** begin Source data **
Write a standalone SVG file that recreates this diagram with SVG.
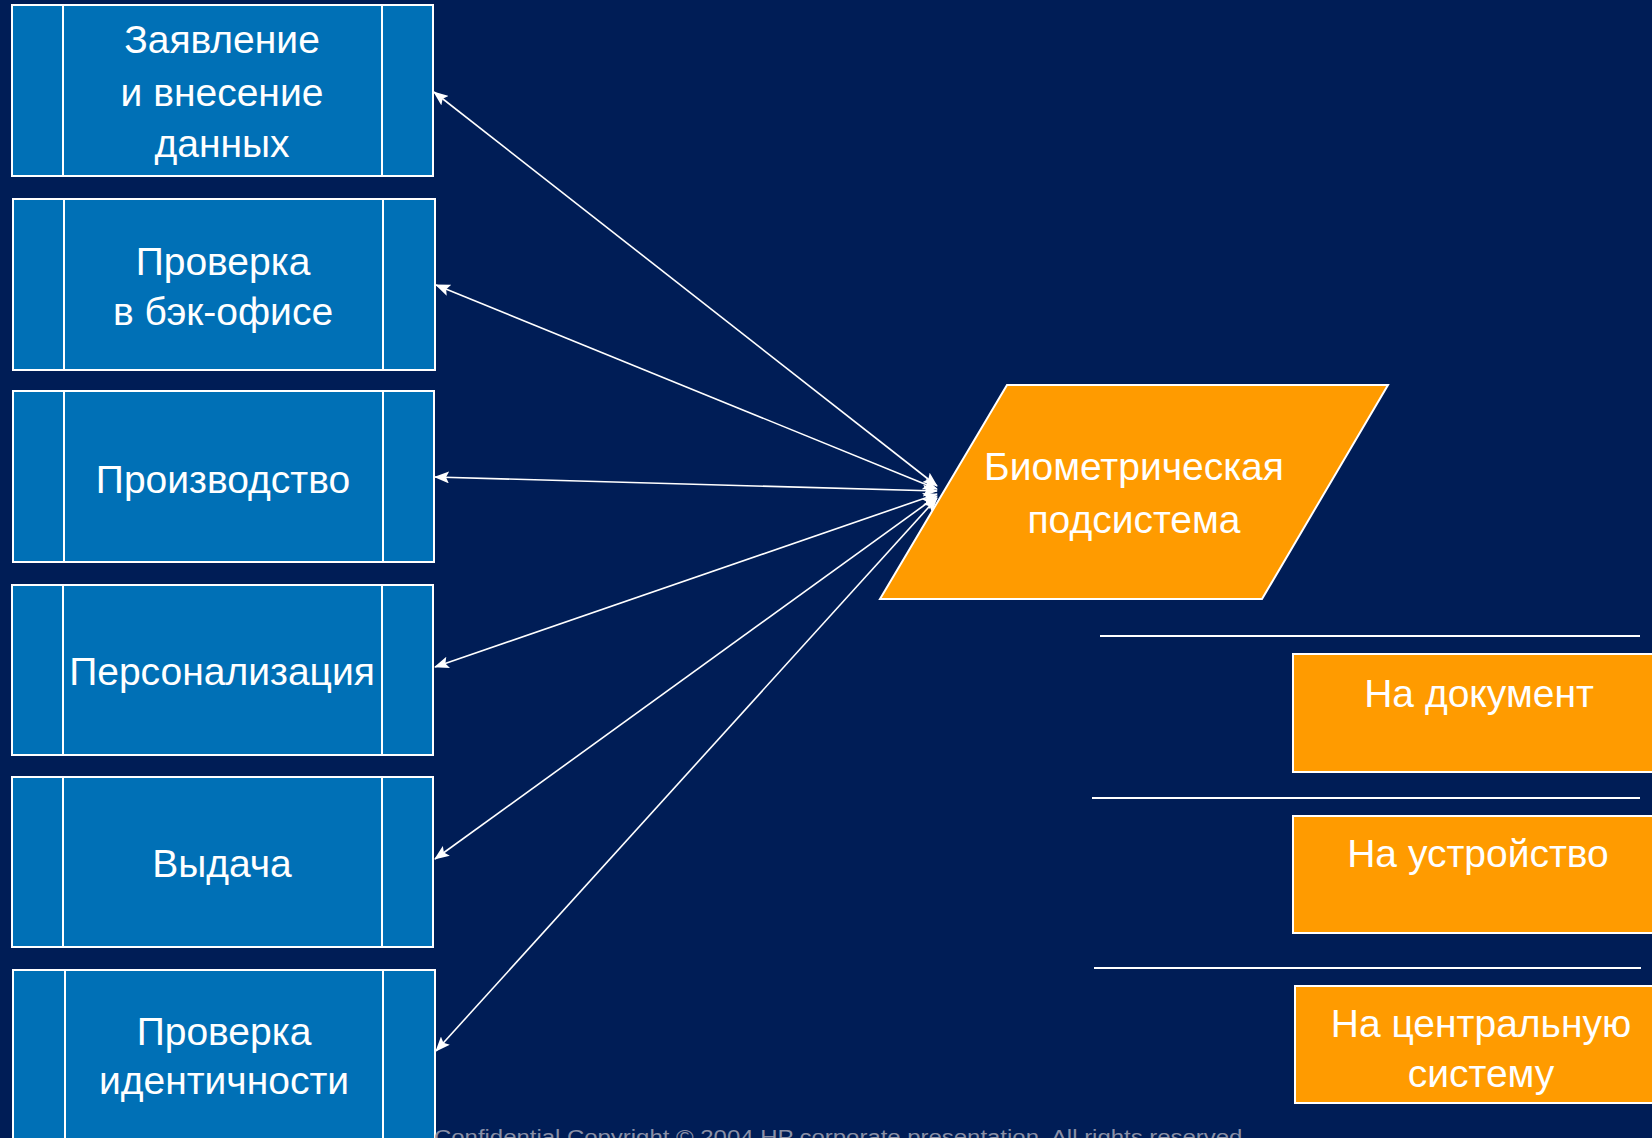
<svg xmlns="http://www.w3.org/2000/svg" width="1652" height="1138" viewBox="0 0 1652 1138">
<defs>
<style>
.bg{fill:#001D56}
.box{fill:#0070B6;stroke:#FFFFFF;stroke-width:2}
.div{stroke:#FFFFFF;stroke-width:2}
.org{fill:#FF9B00;stroke:#FFFFFF;stroke-width:2}
.t{font-family:"Liberation Sans",Arial,sans-serif;font-size:39px;fill:#FFFFFF;text-anchor:middle}
.con{stroke:#FFFFFF;stroke-width:1.6;fill:none;marker-start:url(#ah);marker-end:url(#ah)}
.sep{stroke:#FFFFFF;stroke-width:2}
.foot{font-family:"Liberation Sans",Arial,sans-serif;font-size:20px;fill:#8A90A6}
</style>
<marker id="ah" viewBox="0 0 15 12" refX="14" refY="6" markerWidth="15" markerHeight="12" markerUnits="userSpaceOnUse" orient="auto-start-reverse">
<path d="M0,0 L15,6 L0,12 L3,6 z" fill="#FFFFFF"/>
</marker>
</defs>
<rect class="bg" x="0" y="0" width="1652" height="1138"/>

<g id="connectors">
<line class="con" x1="937" y1="486" x2="434" y2="92"/>
<line class="con" x1="937" y1="489" x2="436" y2="285"/>
<line class="con" x1="937" y1="491" x2="435" y2="477"/>
<line class="con" x1="937" y1="494" x2="435" y2="667"/>
<line class="con" x1="937" y1="496" x2="435" y2="859"/>
<line class="con" x1="937" y1="498" x2="436" y2="1051"/>
</g>

<g id="n1">
<rect class="box" x="12" y="5" width="421" height="171"/>
<line class="div" x1="63" y1="5" x2="63" y2="176"/>
<line class="div" x1="382" y1="5" x2="382" y2="176"/>
<text class="t" x="222" y="53">Заявление</text>
<text class="t" x="222" y="106">и внесение</text>
<text class="t" x="222" y="157">данных</text>
</g>
<g id="n2">
<rect class="box" x="13" y="199" width="422" height="171"/>
<line class="div" x1="64" y1="199" x2="64" y2="370"/>
<line class="div" x1="383" y1="199" x2="383" y2="370"/>
<text class="t" x="223" y="275">Проверка</text>
<text class="t" x="223" y="325">в бэк-офисе</text>
</g>
<g id="n3">
<rect class="box" x="13" y="391" width="421" height="171"/>
<line class="div" x1="64" y1="391" x2="64" y2="562"/>
<line class="div" x1="383" y1="391" x2="383" y2="562"/>
<text class="t" x="223" y="493">Производство</text>
</g>
<g id="n4">
<rect class="box" x="12" y="585" width="421" height="170"/>
<line class="div" x1="63" y1="585" x2="63" y2="755"/>
<line class="div" x1="382" y1="585" x2="382" y2="755"/>
<text class="t" x="222" y="685">Персонализация</text>
</g>
<g id="n5">
<rect class="box" x="12" y="777" width="421" height="170"/>
<line class="div" x1="63" y1="777" x2="63" y2="947"/>
<line class="div" x1="382" y1="777" x2="382" y2="947"/>
<text class="t" x="222" y="877">Выдача</text>
</g>
<g id="n6">
<rect class="box" x="13" y="970" width="422" height="190"/>
<line class="div" x1="65" y1="970" x2="65" y2="1160"/>
<line class="div" x1="383" y1="970" x2="383" y2="1160"/>
<text class="t" x="224" y="1045">Проверка</text>
<text class="t" x="224" y="1094">идентичности</text>
</g>

<g id="bio">
<polygon class="org" points="1007,385 1388,385 1262,599 880,599"/>
<text class="t" x="1134" y="480">Биометрическая</text>
<text class="t" x="1134" y="533">подсистема</text>
</g>

<g id="separators">
<line class="sep" x1="1100" y1="636" x2="1640" y2="636"/>
<line class="sep" x1="1092" y1="798" x2="1640" y2="798"/>
<line class="sep" x1="1094" y1="968" x2="1641" y2="968"/>
</g>

<g id="o1">
<rect class="org" x="1293" y="654" width="380" height="118"/>
<text class="t" x="1479" y="707">На документ</text>
</g>
<g id="o2">
<rect class="org" x="1293" y="816" width="380" height="117"/>
<text class="t" x="1478" y="867">На устройство</text>
</g>
<g id="o3">
<rect class="org" x="1295" y="986" width="380" height="117"/>
<text class="t" x="1481" y="1037">На центральную</text>
<text class="t" x="1481" y="1087">систему</text>
</g>

<text class="foot" x="434" y="1144" textLength="815" lengthAdjust="spacingAndGlyphs">Confidential   Copyright © 2004 HP corporate presentation. All rights reserved.</text>
</svg>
** end Source data **
**Aim:** Reproduce the whole listing word for word, setting aside any pictures.

**Response to the task:**
Write a standalone SVG file that recreates this diagram with SVG.
<svg xmlns="http://www.w3.org/2000/svg" width="1652" height="1138" viewBox="0 0 1652 1138">
<defs>
<style>
.bg{fill:#001D56}
.box{fill:#0070B6;stroke:#FFFFFF;stroke-width:2}
.div{stroke:#FFFFFF;stroke-width:2}
.org{fill:#FF9B00;stroke:#FFFFFF;stroke-width:2}
.t{font-family:"Liberation Sans",Arial,sans-serif;font-size:39px;fill:#FFFFFF;text-anchor:middle}
.con{stroke:#FFFFFF;stroke-width:1.6;fill:none;marker-start:url(#ah);marker-end:url(#ah)}
.sep{stroke:#FFFFFF;stroke-width:2}
.foot{font-family:"Liberation Sans",Arial,sans-serif;font-size:20px;fill:#8A90A6}
</style>
<marker id="ah" viewBox="0 0 15 12" refX="14" refY="6" markerWidth="15" markerHeight="12" markerUnits="userSpaceOnUse" orient="auto-start-reverse">
<path d="M0,0 L15,6 L0,12 L3,6 z" fill="#FFFFFF"/>
</marker>
</defs>
<rect class="bg" x="0" y="0" width="1652" height="1138"/>

<g id="connectors">
<line class="con" x1="937" y1="486" x2="434" y2="92"/>
<line class="con" x1="937" y1="489" x2="436" y2="285"/>
<line class="con" x1="937" y1="491" x2="435" y2="477"/>
<line class="con" x1="937" y1="494" x2="435" y2="667"/>
<line class="con" x1="937" y1="496" x2="435" y2="859"/>
<line class="con" x1="937" y1="498" x2="436" y2="1051"/>
</g>

<g id="n1">
<rect class="box" x="12" y="5" width="421" height="171"/>
<line class="div" x1="63" y1="5" x2="63" y2="176"/>
<line class="div" x1="382" y1="5" x2="382" y2="176"/>
<text class="t" x="222" y="53">Заявление</text>
<text class="t" x="222" y="106">и внесение</text>
<text class="t" x="222" y="157">данных</text>
</g>
<g id="n2">
<rect class="box" x="13" y="199" width="422" height="171"/>
<line class="div" x1="64" y1="199" x2="64" y2="370"/>
<line class="div" x1="383" y1="199" x2="383" y2="370"/>
<text class="t" x="223" y="275">Проверка</text>
<text class="t" x="223" y="325">в бэк-офисе</text>
</g>
<g id="n3">
<rect class="box" x="13" y="391" width="421" height="171"/>
<line class="div" x1="64" y1="391" x2="64" y2="562"/>
<line class="div" x1="383" y1="391" x2="383" y2="562"/>
<text class="t" x="223" y="493">Производство</text>
</g>
<g id="n4">
<rect class="box" x="12" y="585" width="421" height="170"/>
<line class="div" x1="63" y1="585" x2="63" y2="755"/>
<line class="div" x1="382" y1="585" x2="382" y2="755"/>
<text class="t" x="222" y="685">Персонализация</text>
</g>
<g id="n5">
<rect class="box" x="12" y="777" width="421" height="170"/>
<line class="div" x1="63" y1="777" x2="63" y2="947"/>
<line class="div" x1="382" y1="777" x2="382" y2="947"/>
<text class="t" x="222" y="877">Выдача</text>
</g>
<g id="n6">
<rect class="box" x="13" y="970" width="422" height="190"/>
<line class="div" x1="65" y1="970" x2="65" y2="1160"/>
<line class="div" x1="383" y1="970" x2="383" y2="1160"/>
<text class="t" x="224" y="1045">Проверка</text>
<text class="t" x="224" y="1094">идентичности</text>
</g>

<g id="bio">
<polygon class="org" points="1007,385 1388,385 1262,599 880,599"/>
<text class="t" x="1134" y="480">Биометрическая</text>
<text class="t" x="1134" y="533">подсистема</text>
</g>

<g id="separators">
<line class="sep" x1="1100" y1="636" x2="1640" y2="636"/>
<line class="sep" x1="1092" y1="798" x2="1640" y2="798"/>
<line class="sep" x1="1094" y1="968" x2="1641" y2="968"/>
</g>

<g id="o1">
<rect class="org" x="1293" y="654" width="380" height="118"/>
<text class="t" x="1479" y="707">На документ</text>
</g>
<g id="o2">
<rect class="org" x="1293" y="816" width="380" height="117"/>
<text class="t" x="1478" y="867">На устройство</text>
</g>
<g id="o3">
<rect class="org" x="1295" y="986" width="380" height="117"/>
<text class="t" x="1481" y="1037">На центральную</text>
<text class="t" x="1481" y="1087">систему</text>
</g>

<text class="foot" x="434" y="1144" textLength="815" lengthAdjust="spacingAndGlyphs">Confidential   Copyright © 2004 HP corporate presentation. All rights reserved.</text>
</svg>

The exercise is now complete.